TASK: Write the number of lines holding the word "that", and nothing else.

THE RECORDS:
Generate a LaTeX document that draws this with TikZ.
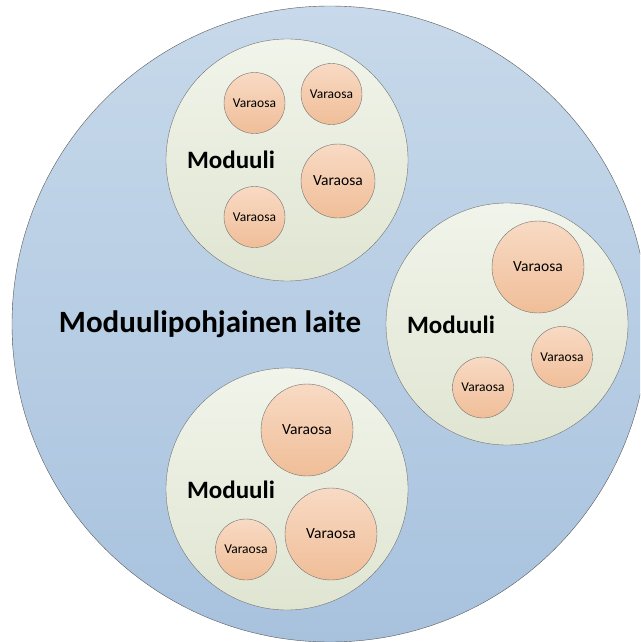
\documentclass[tikz,border=0pt]{standalone}
\usepackage{fontspec}
\setmainfont{Carlito}
\usetikzlibrary{shapes,positioning}
\definecolor{laiteA}{RGB}{199,217,234}
\definecolor{laiteB}{RGB}{168,194,222}
\definecolor{modA}{RGB}{241,244,234}
\definecolor{modB}{RGB}{224,229,210}
\definecolor{osaA}{RGB}{248,218,196}
\definecolor{osaB}{RGB}{240,190,152}
\tikzset{
  isoosa/.style={circle,draw=black!55,top color=osaA,bottom color=osaB,minimum size=92pt,inner sep=0pt,font=\fontsize{15.5}{17}\selectfont},
  keskiosa/.style={isoosa,minimum size=74pt},
  pieniosa/.style={isoosa,minimum size=61pt,font=\fontsize{13.5}{15}\selectfont},
  otsikko/.style={font=\fontsize{25}{27}\selectfont\bfseries}
}
\begin{document}
\begin{tikzpicture}[x=1pt,y=-1pt]
   \clip (0,0) rectangle (640,642);
   \node (laite) [circle,draw=black!65,top color=laiteA,bottom color=laiteB,minimum size=636pt,inner sep=0pt] at (330,324) {};
   \node (nimi) [font=\fontsize{31}{33}\selectfont\bfseries] at (210,324) {Moduulipohjainen laite};
   \begin{scope}[every node/.style={circle,draw=black!55,top color=modA,bottom color=modB,minimum size=242pt,inner sep=0pt}]
    \node (m1) at (287,160) {};
    \node (m2) at (507,324) {};
    \node (m3) at (287,489) {};
   \end{scope}
   % moduulien nimet
   \node (n1) [otsikko] at (231,160) {Moduuli};
   \node (n2) [otsikko] at (451,325) {Moduuli};
   \node (n3) [otsikko] at (231,490) {Moduuli};
   % varaosat
   \node (o11) [pieniosa] at (254.5,103) {Varaosa};
   \node (o12) [pieniosa] at (331.5,94) {Varaosa};
   \node (o13) [keskiosa] at (338,181) {Varaosa};
   \node (o14) [pieniosa] at (254.5,217) {Varaosa};
   \node (o21) [isoosa] at (538,267) {Varaosa};
   \node (o22) [pieniosa] at (562,357) {Varaosa};
   \node (o23) [pieniosa] at (483,387.5) {Varaosa};
   \node (o31) [isoosa] at (307,430) {Varaosa};
   \node (o32) [isoosa] at (331,534) {Varaosa};
   \node (o33) [pieniosa] at (246,549.5) {Varaosa};
\end{tikzpicture}
\end{document}
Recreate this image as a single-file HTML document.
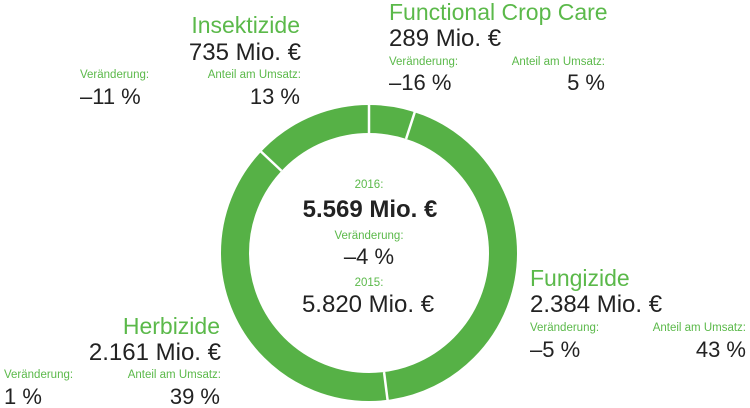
<!DOCTYPE html>
<html><head><meta charset="utf-8"><style>
html,body{margin:0;padding:0;background:#fff}
svg{display:block}
text{font-family:"Liberation Sans",Arial,sans-serif}
.g{fill:#5bb94a}
.k{fill:#222}
.t{font-size:23px}
.v{font-size:24px}
.p{font-size:22px}
.s{font-size:11.5px}
</style></head><body>
<svg width="750" height="408" viewBox="0 0 750 408" xmlns="http://www.w3.org/2000/svg">
<circle cx="369" cy="253" r="134" fill="none" stroke="#56b146" stroke-width="28"/>
<g stroke="#fff" stroke-width="2.5">
<line x1="369" y1="133" x2="369" y2="102" transform="rotate(0 369 253)"/>
<line x1="369" y1="133" x2="369" y2="102" transform="rotate(18 369 253)"/>
<line x1="369" y1="133" x2="369" y2="102" transform="rotate(172.8 369 253)"/>
<line x1="369" y1="133" x2="369" y2="102" transform="rotate(313.2 369 253)"/>
</g>
<g text-anchor="middle">
<text x="369" y="188" class="s g">2016:</text>
<text x="370" y="217" class="v k" font-weight="bold">5.569 Mio. €</text>
<text x="369" y="239" class="s g">Veränderung:</text>
<text x="369" y="264" class="p k">–4 %</text>
<text x="369" y="286" class="s g">2015:</text>
<text x="368" y="312" class="v k">5.820 Mio. €</text>
</g>
<text x="300" y="33" class="t g" text-anchor="end">Insektizide</text>
<text x="301" y="60" class="v k" text-anchor="end">735 Mio. €</text>
<text x="80" y="78" class="s g">Veränderung:</text>
<text x="80" y="104" class="p k">–11 %</text>
<text x="301" y="78" class="s g" text-anchor="end">Anteil am Umsatz:</text>
<text x="300" y="104" class="p k" text-anchor="end">13 %</text>
<text x="389" y="20" class="t g">Functional Crop Care</text>
<text x="389" y="46" class="v k">289 Mio. €</text>
<text x="389" y="65" class="s g">Veränderung:</text>
<text x="389" y="90" class="p k">–16 %</text>
<text x="605" y="65" class="s g" text-anchor="end">Anteil am Umsatz:</text>
<text x="605" y="90" class="p k" text-anchor="end">5 %</text>
<text x="530" y="286" class="t g">Fungizide</text>
<text x="530" y="312" class="v k">2.384 Mio. €</text>
<text x="530" y="331" class="s g">Veränderung:</text>
<text x="530" y="357" class="p k">–5 %</text>
<text x="746" y="331" class="s g" text-anchor="end">Anteil am Umsatz:</text>
<text x="746" y="357" class="p k" text-anchor="end">43 %</text>
<text x="220" y="334" class="t g" text-anchor="end">Herbizide</text>
<text x="221" y="360" class="v k" text-anchor="end">2.161 Mio. €</text>
<text x="4" y="378" class="s g">Veränderung:</text>
<text x="4" y="404" class="p k">1 %</text>
<text x="221" y="378" class="s g" text-anchor="end">Anteil am Umsatz:</text>
<text x="220" y="404" class="p k" text-anchor="end">39 %</text>
</svg>
</body></html>
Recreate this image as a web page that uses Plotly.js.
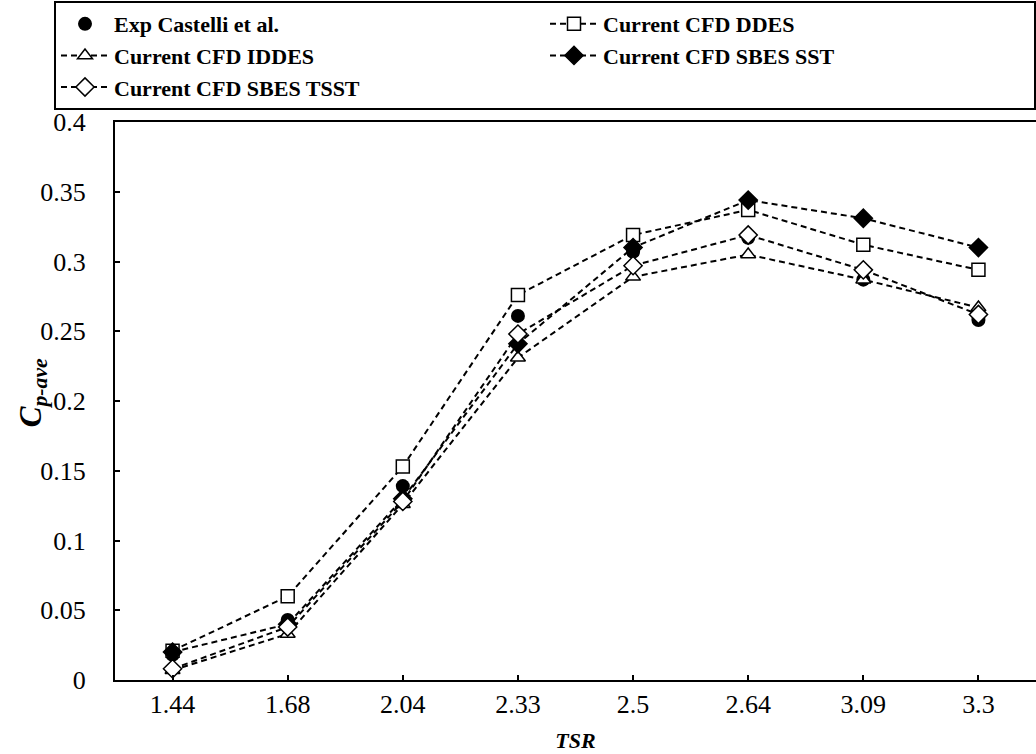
<!DOCTYPE html>
<html>
<head>
<meta charset="utf-8">
<script src="https://cdn.plot.ly/plotly-3.0.1.min.js"></script>
<style>html,body{margin:0;padding:0;background:#fff;}#chart{width:1036px;height:754px;}</style>
</head>
<body>
<div id="chart"></div>
<script>
const tsr = ["1.44", "1.68", "2.04", "2.33", "2.5", "2.64", "3.09", "3.3"];
const expCastelli = [0.018, 0.043, 0.139, 0.261, 0.307, 0.317, 0.287, 0.258];
const cfdDDES = [0.021, 0.060, 0.153, 0.276, 0.319, 0.337, 0.312, 0.294];
const cfdIDDES = [0.007, 0.033, 0.126, 0.231, 0.289, 0.305, 0.287, 0.267];
const cfdSBESSST = [0.020, 0.040, 0.130, 0.241, 0.310, 0.344, 0.331, 0.310];
const cfdSBESTSST = [0.008, 0.038, 0.128, 0.248, 0.297, 0.319, 0.294, 0.262];
const yTitle = "<b><i>C<sub>p-ave</sub></i></b>";
const xTitle = "<b><i>TSR</i></b>";

const FONT = "Liberation Serif, Times New Roman, serif";
const dashLine = {color: "black", width: 2, dash: "6px,4px"};

function cfd(name, y, symbol, fill, size) {
  return {
    x: tsr, y: y, name: name, type: "scatter", mode: "lines+markers",
    line: dashLine,
    marker: {symbol: symbol, size: size, color: fill, line: {color: "black", width: 1.5}}
  };
}

const traces = [
  {x: tsr, y: expCastelli, name: "<b>Exp Castelli et al.</b>", type: "scatter", mode: "markers",
   marker: {symbol: "circle", size: 14, color: "black"}},
  cfd("<b>Current CFD DDES</b>", cfdDDES, "square", "white", 13),
  cfd("<b>Current CFD IDDES</b>", cfdIDDES, "triangle-up", "white", 13),
  cfd("<b>Current CFD SBES SST</b>", cfdSBESSST, "diamond", "black", 14),
  cfd("<b>Current CFD SBES TSST</b>", cfdSBESTSST, "diamond", "white", 14)
];

const layout = {
  width: 1036, height: 754,
  margin: {l: 115, r: 0, t: 122, b: 74},
  paper_bgcolor: "white", plot_bgcolor: "white",
  font: {family: FONT, size: 22, color: "black"},
  showlegend: true,
  legend: {
    orientation: "h", x: -0.063, xanchor: "left", y: 1.2168, yanchor: "top",
    bordercolor: "black", borderwidth: 2, bgcolor: "white",
    entrywidth: 426, entrywidthmode: "pixels", itemwidth: 48,
    font: {family: FONT, size: 22, color: "black"}, tracegroupgap: 0
  },
  xaxis: {
    type: "category", range: [-0.5, 7.5],
    showline: true, linecolor: "black", linewidth: 2, mirror: true,
    ticks: "inside", ticklen: 5, tickwidth: 2, tickcolor: "black",
    showgrid: false, zeroline: false,
    tickfont: {family: FONT, size: 26},
    title: {text: xTitle, font: {family: FONT, size: 22}, standoff: 14}
  },
  yaxis: {
    range: [0, 0.4], dtick: 0.05,
    showline: true, linecolor: "black", linewidth: 2,
    ticks: "inside", ticklen: 5, tickwidth: 2, tickcolor: "black",
    ticklabelstandoff: 22,
    showgrid: false, zeroline: false,
    tickfont: {family: FONT, size: 26}
  },
  annotations: [{
    text: yTitle, xref: "paper", yref: "paper", x: -0.089, y: 0.514,
    xanchor: "center", yanchor: "middle", textangle: -90, showarrow: false,
    font: {family: FONT, size: 31, color: "black"}
  }]
};

Plotly.newPlot("chart", traces, layout, {displayModeBar: false, staticPlot: true});
</script>
</body>
</html>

REPLY TO THE EXERCISE: 2